Retype only what runs from the beginning of the data through the line with "const bubbleScale = 10;"; please omit the pictures and keep every line exact.
[Begin Information shown]
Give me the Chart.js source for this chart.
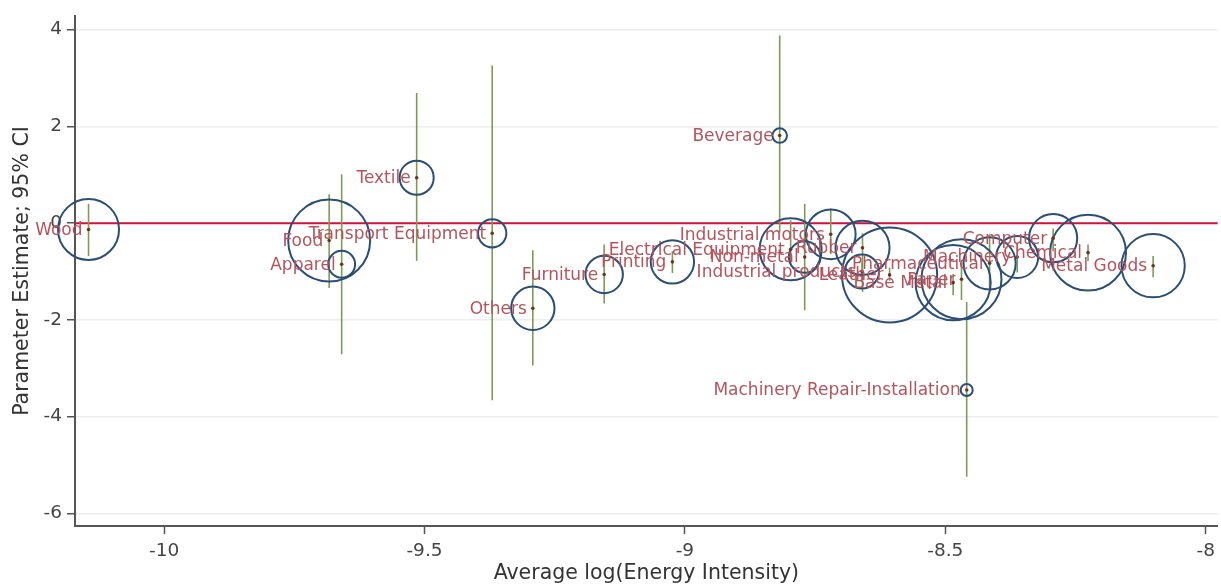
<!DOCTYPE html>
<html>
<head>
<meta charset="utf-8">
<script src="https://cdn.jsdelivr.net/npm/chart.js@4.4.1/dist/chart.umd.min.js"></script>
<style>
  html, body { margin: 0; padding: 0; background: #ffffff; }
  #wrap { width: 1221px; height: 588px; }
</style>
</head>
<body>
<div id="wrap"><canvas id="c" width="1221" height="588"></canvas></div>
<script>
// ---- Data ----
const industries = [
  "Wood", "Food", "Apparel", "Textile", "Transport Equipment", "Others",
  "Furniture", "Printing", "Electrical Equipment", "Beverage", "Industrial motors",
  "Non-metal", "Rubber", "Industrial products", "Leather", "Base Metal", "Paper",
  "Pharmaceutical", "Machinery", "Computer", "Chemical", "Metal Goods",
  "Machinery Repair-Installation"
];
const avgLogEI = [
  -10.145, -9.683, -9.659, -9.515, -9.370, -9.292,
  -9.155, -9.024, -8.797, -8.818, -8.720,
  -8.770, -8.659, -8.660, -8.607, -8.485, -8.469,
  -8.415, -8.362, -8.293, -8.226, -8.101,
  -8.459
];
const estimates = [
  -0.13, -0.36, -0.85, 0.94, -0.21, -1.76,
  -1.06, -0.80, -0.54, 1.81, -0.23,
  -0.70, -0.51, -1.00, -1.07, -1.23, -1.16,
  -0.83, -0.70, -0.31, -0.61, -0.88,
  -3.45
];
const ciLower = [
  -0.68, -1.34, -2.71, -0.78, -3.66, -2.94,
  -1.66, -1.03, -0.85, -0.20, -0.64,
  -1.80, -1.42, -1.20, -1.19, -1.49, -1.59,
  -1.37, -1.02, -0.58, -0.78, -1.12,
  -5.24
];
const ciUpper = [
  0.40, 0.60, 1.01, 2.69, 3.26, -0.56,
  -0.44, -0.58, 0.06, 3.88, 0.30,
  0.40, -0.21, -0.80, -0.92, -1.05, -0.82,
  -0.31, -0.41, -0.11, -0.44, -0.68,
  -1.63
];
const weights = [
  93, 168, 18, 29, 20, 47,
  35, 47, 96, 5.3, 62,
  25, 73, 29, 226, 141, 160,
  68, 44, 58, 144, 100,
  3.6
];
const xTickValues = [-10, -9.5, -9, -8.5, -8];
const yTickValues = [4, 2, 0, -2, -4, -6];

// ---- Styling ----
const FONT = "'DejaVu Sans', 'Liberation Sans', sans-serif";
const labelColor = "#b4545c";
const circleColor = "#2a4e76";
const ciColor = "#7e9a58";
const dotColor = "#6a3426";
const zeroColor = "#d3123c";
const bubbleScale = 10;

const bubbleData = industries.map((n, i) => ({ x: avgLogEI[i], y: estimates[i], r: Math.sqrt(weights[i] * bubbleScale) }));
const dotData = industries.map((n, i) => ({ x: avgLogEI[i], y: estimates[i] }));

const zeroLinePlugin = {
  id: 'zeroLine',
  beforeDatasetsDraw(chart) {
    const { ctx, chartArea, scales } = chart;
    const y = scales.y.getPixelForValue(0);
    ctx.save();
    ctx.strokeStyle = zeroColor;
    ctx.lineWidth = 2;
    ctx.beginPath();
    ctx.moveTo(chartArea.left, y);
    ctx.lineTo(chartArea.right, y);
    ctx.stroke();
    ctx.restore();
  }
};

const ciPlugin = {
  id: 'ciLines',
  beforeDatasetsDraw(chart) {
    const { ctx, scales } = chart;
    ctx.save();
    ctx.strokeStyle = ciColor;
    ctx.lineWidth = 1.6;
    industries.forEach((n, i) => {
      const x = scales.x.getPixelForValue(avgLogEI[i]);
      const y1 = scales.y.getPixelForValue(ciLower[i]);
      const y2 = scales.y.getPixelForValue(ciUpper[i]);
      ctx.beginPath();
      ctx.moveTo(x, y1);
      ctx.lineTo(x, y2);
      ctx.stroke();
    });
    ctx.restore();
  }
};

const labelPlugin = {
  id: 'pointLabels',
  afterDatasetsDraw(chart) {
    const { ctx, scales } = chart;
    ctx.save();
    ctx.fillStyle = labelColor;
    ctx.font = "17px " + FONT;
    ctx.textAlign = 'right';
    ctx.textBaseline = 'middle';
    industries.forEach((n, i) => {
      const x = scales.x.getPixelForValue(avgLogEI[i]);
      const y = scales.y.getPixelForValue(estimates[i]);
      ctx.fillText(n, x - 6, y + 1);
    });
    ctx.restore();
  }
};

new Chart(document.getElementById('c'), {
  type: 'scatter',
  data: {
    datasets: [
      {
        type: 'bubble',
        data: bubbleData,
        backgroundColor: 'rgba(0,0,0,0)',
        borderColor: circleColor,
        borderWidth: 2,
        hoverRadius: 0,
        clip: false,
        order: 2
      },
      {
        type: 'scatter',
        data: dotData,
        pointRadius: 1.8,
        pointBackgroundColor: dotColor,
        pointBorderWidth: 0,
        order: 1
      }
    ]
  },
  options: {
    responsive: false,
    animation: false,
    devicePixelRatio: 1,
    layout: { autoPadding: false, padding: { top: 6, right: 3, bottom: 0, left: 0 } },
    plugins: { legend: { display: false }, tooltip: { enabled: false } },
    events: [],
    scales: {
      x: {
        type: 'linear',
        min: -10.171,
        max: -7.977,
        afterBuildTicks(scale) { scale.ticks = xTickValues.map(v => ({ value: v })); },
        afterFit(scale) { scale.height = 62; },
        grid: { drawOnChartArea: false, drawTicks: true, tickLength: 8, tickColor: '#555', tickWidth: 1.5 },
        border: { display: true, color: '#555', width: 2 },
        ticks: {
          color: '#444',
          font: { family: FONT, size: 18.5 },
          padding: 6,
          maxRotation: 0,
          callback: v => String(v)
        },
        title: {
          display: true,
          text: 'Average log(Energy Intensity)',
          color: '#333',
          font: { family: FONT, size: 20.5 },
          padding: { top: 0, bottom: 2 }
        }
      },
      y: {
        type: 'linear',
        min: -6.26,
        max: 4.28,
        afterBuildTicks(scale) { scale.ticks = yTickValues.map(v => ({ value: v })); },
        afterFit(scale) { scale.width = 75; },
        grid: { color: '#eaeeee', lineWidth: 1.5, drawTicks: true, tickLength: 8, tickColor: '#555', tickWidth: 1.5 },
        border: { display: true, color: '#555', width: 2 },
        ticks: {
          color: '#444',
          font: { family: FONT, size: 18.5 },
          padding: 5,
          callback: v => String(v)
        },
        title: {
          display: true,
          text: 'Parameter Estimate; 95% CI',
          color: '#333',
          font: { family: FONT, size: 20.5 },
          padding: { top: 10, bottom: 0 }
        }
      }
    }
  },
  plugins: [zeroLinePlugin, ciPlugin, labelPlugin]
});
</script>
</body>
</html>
[End Information shown]
Task solution -
Give me the Chart.js source for this chart.
<!DOCTYPE html>
<html>
<head>
<meta charset="utf-8">
<script src="https://cdn.jsdelivr.net/npm/chart.js@4.4.1/dist/chart.umd.min.js"></script>
<style>
  html, body { margin: 0; padding: 0; background: #ffffff; }
  #wrap { width: 1221px; height: 588px; }
</style>
</head>
<body>
<div id="wrap"><canvas id="c" width="1221" height="588"></canvas></div>
<script>
// ---- Data ----
const industries = [
  "Wood", "Food", "Apparel", "Textile", "Transport Equipment", "Others",
  "Furniture", "Printing", "Electrical Equipment", "Beverage", "Industrial motors",
  "Non-metal", "Rubber", "Industrial products", "Leather", "Base Metal", "Paper",
  "Pharmaceutical", "Machinery", "Computer", "Chemical", "Metal Goods",
  "Machinery Repair-Installation"
];
const avgLogEI = [
  -10.145, -9.683, -9.659, -9.515, -9.370, -9.292,
  -9.155, -9.024, -8.797, -8.818, -8.720,
  -8.770, -8.659, -8.660, -8.607, -8.485, -8.469,
  -8.415, -8.362, -8.293, -8.226, -8.101,
  -8.459
];
const estimates = [
  -0.13, -0.36, -0.85, 0.94, -0.21, -1.76,
  -1.06, -0.80, -0.54, 1.81, -0.23,
  -0.70, -0.51, -1.00, -1.07, -1.23, -1.16,
  -0.83, -0.70, -0.31, -0.61, -0.88,
  -3.45
];
const ciLower = [
  -0.68, -1.34, -2.71, -0.78, -3.66, -2.94,
  -1.66, -1.03, -0.85, -0.20, -0.64,
  -1.80, -1.42, -1.20, -1.19, -1.49, -1.59,
  -1.37, -1.02, -0.58, -0.78, -1.12,
  -5.24
];
const ciUpper = [
  0.40, 0.60, 1.01, 2.69, 3.26, -0.56,
  -0.44, -0.58, 0.06, 3.88, 0.30,
  0.40, -0.21, -0.80, -0.92, -1.05, -0.82,
  -0.31, -0.41, -0.11, -0.44, -0.68,
  -1.63
];
const weights = [
  93, 168, 18, 29, 20, 47,
  35, 47, 96, 5.3, 62,
  25, 73, 29, 226, 141, 160,
  68, 44, 58, 144, 100,
  3.6
];
const xTickValues = [-10, -9.5, -9, -8.5, -8];
const yTickValues = [4, 2, 0, -2, -4, -6];

// ---- Styling ----
const FONT = "'DejaVu Sans', 'Liberation Sans', sans-serif";
const labelColor = "#b4545c";
const circleColor = "#2a4e76";
const ciColor = "#7e9a58";
const dotColor = "#6a3426";
const zeroColor = "#d3123c";
const bubbleScale = 10;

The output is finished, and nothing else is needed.